Se c’è un paese che non “tifa” per la soluzione della crisi della Lukoil, questa è la Turchia, che continua ad acquistare senza sosta grezzo proveniente dalla Russia ed è pronta a rivenderlo a prezzo maggiorato in Europa.

La beffa per l’Italia

E così, l’embargo alle importazioni di petrolio dal paese di Putin, che scatterà il 5 dicembre e che impedirà alle raffinerie Isab Lukoil di trasformarlo in carburante, non solo affonderà l’intero Petrolchimico ma avrà come beffarda conseguenza la necessità di acquisto, da parte dell’Italia, dello stesso prodotto ma lavorato altrove, in Turchia appunto.

Turchia via di fuga del petrolio russo

Uno scenario prospettato, nei giorni scorsi da un centro di ricerca indipendente e rilanciato dall’Agence France-Presse, un’agenzia di stampa francese, per cui la Turchia sta diventando il ponte tra Russia ed Europa per le esportazioni di petrolio: in questo modo le sanzioni sarebbero aggirate ma a pagarne il prezzo sarebbe per prima l’Italia che quel grezzo lo lavora da anni nel Petrolchimico di Siracusa.

“Un danno per l’Italia”

“Se il derivato del petrolio russo viene acquistato – spiega a BlogSicilia l’ex ministro dell’Ambiente, Stefania Prestigiacomo – da altri paesi non c’è alcuna sanzione. La Turchia, che è alle porte  dell’Europa, continuerà a comprare il grezzo russo. E’ inevitabile che si avvantaggerà di questa situazione, creando, naturalmente, danno all’economia italiana innanzitutto e conseguentemente a quella europea. Chi acquisterà grezzo dalla Turchia, che lo compra dalla Russia al 30 per cento in meno rispetto a quello di mercato,  lo prenderà ad un prezzo più elevato”.

Lukoil per la deroga

Con il conto alla rovescia già partito e con le ultime navi con i carichi di grezzo russo, Lukoil riterrebbe la deroga la via migliore per salvare le raffinerie ed inevitabilmente tutto il comparto petrolchimico. Ci sono degli esempi nella stessa Europa, paesi come la Germania, la Polonia e la Bulgaria beneficiano della deroga alle sanzioni alla Russia ed il Governo italiano, con il ministro delle Imprese, Adolfo Urso, sta provando a strappare questo accordo.

Le alternative

Le altre alternative sono una proroga o l’acquisizione della raffineria sul modello proposto dal senatore siracusano del Pd, Antonio Nicita, firmatario di un emendamento che consentirebbe allo Stato di assumere, in via temporanea, l’amministrazione fiduciaria della Isab Lukoil sul solco di quanto realizzato dal Governo tedesco con una raffineria russa in Germania.

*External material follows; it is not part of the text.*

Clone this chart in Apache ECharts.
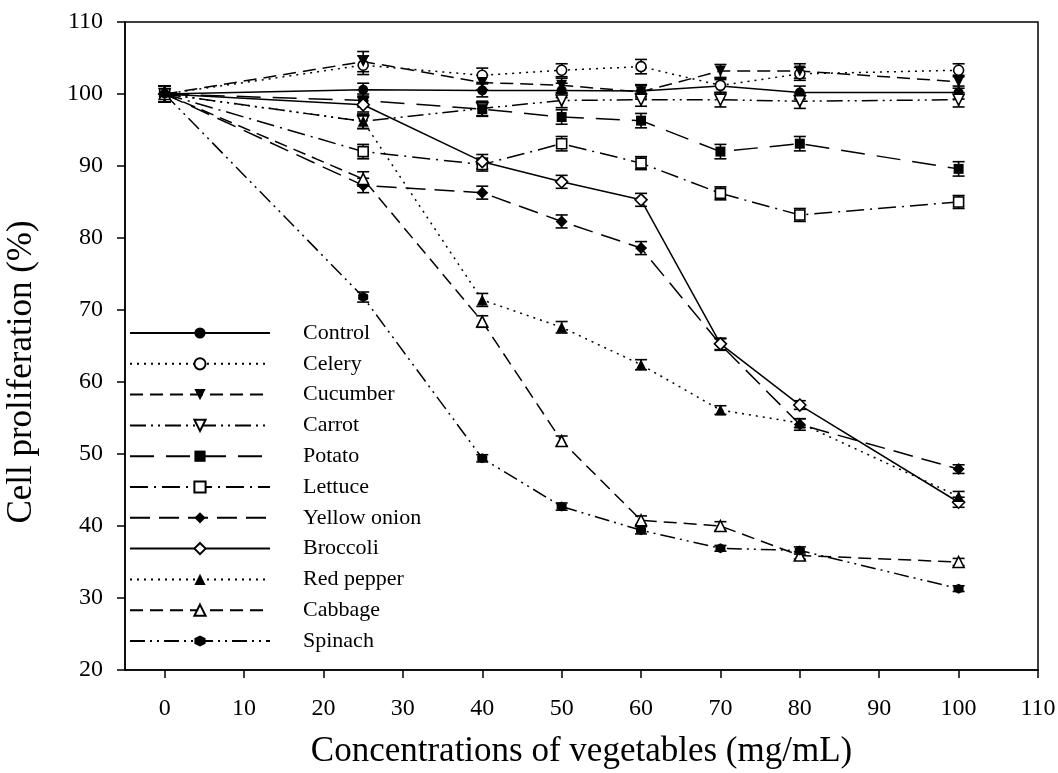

Il silenzio delle banche e le pressioni Usa

Delle banche ancora nessuna notizia, gli istituti di credito non hanno ancora deciso di cedere prestiti a Lukoil, nonostante la garanzia della Sace, la controllata del Mef. Evidentemente, come spiegato nelle settimane scorse da un importante esponente politico italiano, che ha preso parte ad un meeting internazionale proprio a Siracusa, le pressioni degli Stati Uniti starebbero giocando un ruolo decisivo in questa partita.